Well I summed up the courage to call just now...
Then I realised they don't work weekends


----------



## jchoo (Sep 6, 2009)

*Re: A2 Yellow Green Blew Up*

D'oh! Here's another tip... Monday is an American holiday, so they won't be in either! Your best bet is to call before 10am AEST (that's closing time, 5pm for most offices on the west coast of the US) on Wednesday to hit them on Tuesday.


----------



## DimeRazorback (Sep 6, 2009)

*Re: A2 Yellow Green Blew Up*



Thanks for that!
I had planned on calling at 9:00am again, but tomorrow lol.

I'll wait for wednesday!

:laughing:

(I also just had deja vu of this)


----------



## jimmy1970 (Sep 6, 2009)

*Re: A2 Yellow Green Blew Up*

I know what everybody says about the Surfire email service. However, I had a problem with a faulty out of the packed P60. I emailed them and had a response within 24 hours and a new part in 2 weeks after the first email (to Brisbane, Qld). Try that first - can't hurt.

James.....


DimeRazorback said:


> Thanks for that!
> I had planned on calling at 9:00am again, but tomorrow lol.
> 
> I'll wait for wednesday!
> ...


----------



## DimeRazorback (Sep 6, 2009)

*Re: A2 Yellow Green Blew Up*

I have already sent 2 emails and yet to get a reply. 
One was last sunday, the other last wednesday... So I'm just gonna call lol.

A bit of googleing led me to the US international code of 0011 1 and I got through within 2 seconds... just it was a voice message


----------



## DimeRazorback (Sep 10, 2009)

*Re: A2 Yellow Green Blew Up*

A little update.

Received a reply to my email today, asking for my details so that they can setup a Return Authorization.



Does that mean I will have to send in my destroyed head??


----------



## jchoo (Sep 10, 2009)

*Re: A2 Yellow Green Blew Up*

Yes, that is what it means... too bad they couldn't just send you a new bezel, but I guess they want to look over the damage and see how it failed.


----------



## DimeRazorback (Sep 10, 2009)

*Re: A2 Yellow Green Blew Up*

Hmmm

I will see what they have to say... It will cost a fair bit to send it off 

I did send them photos.

Ah well, I will see how it goes.


----------



## [email protected] (Sep 10, 2009)

*Re: A2 Yellow Green Blew Up*

Mhm funny, if you sent the e-mail to who I think you sent the email to, the SF rep is gonna wonder why two random people is asking for a RMA on a A2 head at once.


----------



## DimeRazorback (Sep 10, 2009)

*Re: A2 Yellow Green Blew Up*

I just emailed the helpyou email address :shrug:

Who were you thinking I sent it too?


----------



## DM51 (Sep 12, 2009)

*Re: A2 Yellow Green Blew Up*

Sorry to hear about this problem. I'm sure SF will replace the whole head for you - this is a fairly unusual thing to happen. 
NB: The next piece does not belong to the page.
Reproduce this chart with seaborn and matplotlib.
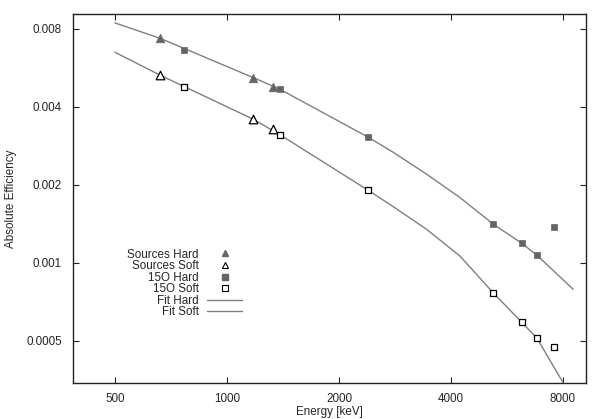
import numpy as np
import pandas as pd
import matplotlib
matplotlib.use("Agg")
import matplotlib.pyplot as plt
import seaborn as sns
from matplotlib.ticker import FixedLocator, FixedFormatter, NullLocator
from matplotlib.lines import Line2D

# ---------------- data ----------------
src_energy = [662, 1173, 1332]
src_hard = [0.00734, 0.00518, 0.00477]
src_soft = [0.00529, 0.00358, 0.00327]

o15_energy = [766, 1388, 2389, 5198, 6196, 6811, 7580]
o15_hard = [0.00662, 0.00467, 0.00306, 0.00141, 0.00119, 0.00107, 0.00137]
o15_soft = [0.00477, 0.00312, 0.00191, 0.000766, 0.000590, 0.000512, 0.000474]

fit_hard_energy = [500, 662, 1177, 1388, 2389, 2800, 3442, 4229, 5198, 6196, 6811, 8527]
fit_hard_eff = [0.00842, 0.00734, 0.00518, 0.00467, 0.00306, 0.002667, 0.002197, 0.001785,
                0.00141, 0.00119, 0.00107, 0.000790]
fit_soft_energy = [500, 662, 1177, 1388, 2389, 2800, 3442, 4229, 5198, 6196, 6811, 8015]
fit_soft_eff = [0.00649, 0.00529, 0.00358, 0.00312, 0.00191, 0.001646, 0.001346, 0.001062,
                0.000766, 0.000590, 0.000512, 0.000344]

x_ticks = [500, 1000, 2000, 4000, 8000]
x_labels = ["500", "1000", "2000", "4000", "8000"]
y_ticks = [0.0005, 0.001, 0.002, 0.004, 0.008]
y_labels = ["0.0005", "0.001", "0.002", "0.004", "0.008"]

# ---------------- style ----------------
sns.set_style("ticks")
plt.rcParams["font.family"] = ["Liberation Sans", "DejaVu Sans"]
FS = 8.4
plt.rcParams["font.size"] = FS

GRAY = "#656565"
LINE = "#7f7f7f"

fig = plt.figure(figsize=(5.98, 4.19), dpi=100)
ax = fig.add_axes([73 / 598, 1 - 383 / 419, (586 - 73) / 598, (383 - 14) / 419])

df_fh = pd.DataFrame({"E": fit_hard_energy, "eff": fit_hard_eff})
df_fs = pd.DataFrame({"E": fit_soft_energy, "eff": fit_soft_eff})
sns.lineplot(data=df_fh, x="E", y="eff", ax=ax, color=LINE, lw=1.0, sort=False, estimator=None)
sns.lineplot(data=df_fs, x="E", y="eff", ax=ax, color=LINE, lw=1.0, sort=False, estimator=None)

sns.scatterplot(x=src_energy, y=src_hard, ax=ax, marker="^", s=38, color=GRAY, edgecolor=GRAY, linewidth=0.5, zorder=3)
sns.scatterplot(x=src_energy, y=src_soft, ax=ax, marker="^", s=38, facecolor="white", edgecolor="black", linewidth=0.9, zorder=3)
sns.scatterplot(x=o15_energy, y=o15_hard, ax=ax, marker="s", s=24, color=GRAY, edgecolor=GRAY, linewidth=0.5, zorder=3)
sns.scatterplot(x=o15_energy, y=o15_soft, ax=ax, marker="s", s=24, facecolor="white", edgecolor="black", linewidth=0.9, zorder=3)

ax.set_xscale("log")
ax.set_yscale("log")
ax.set_xlim(386, 9225)
ax.set_ylim(0.000344, 0.00911)

ax.xaxis.set_major_locator(FixedLocator(x_ticks))
ax.xaxis.set_major_formatter(FixedFormatter(x_labels))
ax.xaxis.set_minor_locator(NullLocator())
ax.yaxis.set_major_locator(FixedLocator(y_ticks))
ax.yaxis.set_major_formatter(FixedFormatter(y_labels))
ax.yaxis.set_minor_locator(NullLocator())

ax.tick_params(which="both", direction="in", top=True, right=True, length=4, width=0.8, color="#222222", labelsize=FS)
ax.tick_params(axis="y", pad=8)
ax.tick_params(axis="x", pad=7)
for sp in ax.spines.values():
    sp.set_visible(True)
    sp.set_color("#222222")
    sp.set_linewidth(1.0)

ax.set_xlabel("Energy [keV]", fontsize=FS, labelpad=1)
ax.set_ylabel("Absolute Efficiency", fontsize=FS, labelpad=6.5)

handles = [
    Line2D([], [], ls="none", marker="^", ms=5, mfc=GRAY, mec=GRAY),
    Line2D([], [], ls="none", marker="^", ms=5, mfc="white", mec="black", mew=0.8),
    Line2D([], [], ls="none", marker="s", ms=3.8, mfc=GRAY, mec=GRAY),
    Line2D([], [], ls="none", marker="s", ms=3.8, mfc="white", mec="black", mew=0.8),
    Line2D([], [], color=LINE, lw=1.0),
    Line2D([], [], color=LINE, lw=1.0),
]
labels = ["Sources Hard", "Sources Soft", "15O Hard", "15O Soft", "Fit Hard", "Fit Soft"]
leg = ax.legend(handles, labels, loc="upper right", bbox_to_anchor=(242 / 598, 1 - 248.5 / 419),
                bbox_transform=fig.transFigure, frameon=False, markerfirst=False,
                handlelength=3.0, handletextpad=0.7, labelspacing=-0.035, borderpad=0,
                borderaxespad=0, fontsize=FS)

ax.set_facecolor("white")
fig.patch.set_facecolor("white")
fig.savefig("out.png", dpi=100)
To save you $$ in shipping it all the way back to the USA, perhaps you could suggest to SF that you send/deliver it to your nearest authorised SF dealer in Aus. SF will just throw it in the trash when they get it, so all you may need to do is demonstrate that you have a genuine problem, and a dealer could act as a 3rd party to confirm that. Just an idea.


----------



## DimeRazorback (Sep 12, 2009)

*Re: A2 Yellow Green Blew Up*

That is a great idea!

I will forward that idea on when they send out the authorisation!


----------



## DimeRazorback (Oct 27, 2009)

*Re: A2 Yellow Green Blew Up*

So I just got a knock at the door...

My A2 is back! 

Better than ever aswell!

I got an entire new bezel  so now more concrete scars 

I'm so excited :laughing:


:twothumbs


----------



## DaFABRICATA (Oct 27, 2009)

*Re: A2 Yellow Green Blew Up*

This is one of the main reasons I will continue to buy Surefire lights!

Just like Snap-On and Mac tools, the lifetime warrantee is great along with thier "World Class Customer Service"

BTW...PM coming to you with a question..


----------



## DimeRazorback (Oct 27, 2009)

*Re: A2 Yellow Green Blew Up*

*BIG +1*

Awesome service!

:twothumbs


----------



## DM51 (Oct 28, 2009)

*Re: A2 Yellow Green Blew Up*

Great to hear this has been dealt with so well - enjoy your A2!


----------



## DimeRazorback (Oct 28, 2009)

*Re: A2 Yellow Green Blew Up*

Thanks DM51 :twothumbs

I have honestly *never* experienced such great customer service!

When my xbox 360 broke it was a _pain_, but this was almost a joy!


----------



## JNewell (Oct 28, 2009)

I have had numerous similar experiences with SureFire. The best is my 6Z, which is +10 years old and has literally been rebuilt several times by SF. The only original part is the body tube. None of the several tailcaps, bezels, windows, etc. that have been replaced have been defective - all have been damaged or destroyed in service. No matter, SF replaces them and the light carries on. A big thumbs-up.

I'm really glad you came back to post how things worked out, and that they worked out so well!!!


----------



## tsmith35 (Oct 28, 2009)

Good customer service and great warranties sell a lot of stuff. A friend of mine back in high school ran over a broken screwdriver and got a flat. He paid for a new tire, but took the broken screwdriver (a Sears Craftsman) to Sears and they gave him a new one for free.


----------



## Tempest UK (Oct 29, 2009)

*Re: A2 Yellow Green Blew Up*



DimeRazorback said:


> That is a great idea!
> 
> I will forward that idea on when they send out the authorisation!



So did you end up sending the damaged part(s) to a local authorised SureFire dealer, or did you have to send it to SureFire directly?

Regards,
Tempest


----------



## DimeRazorback (Oct 29, 2009)

*Re: A2 Yellow Green Blew Up*

I was issued an RMA and just sent my whole light directly to Surefire.

I didn't want to delay the process anymore so I just did what they said


----------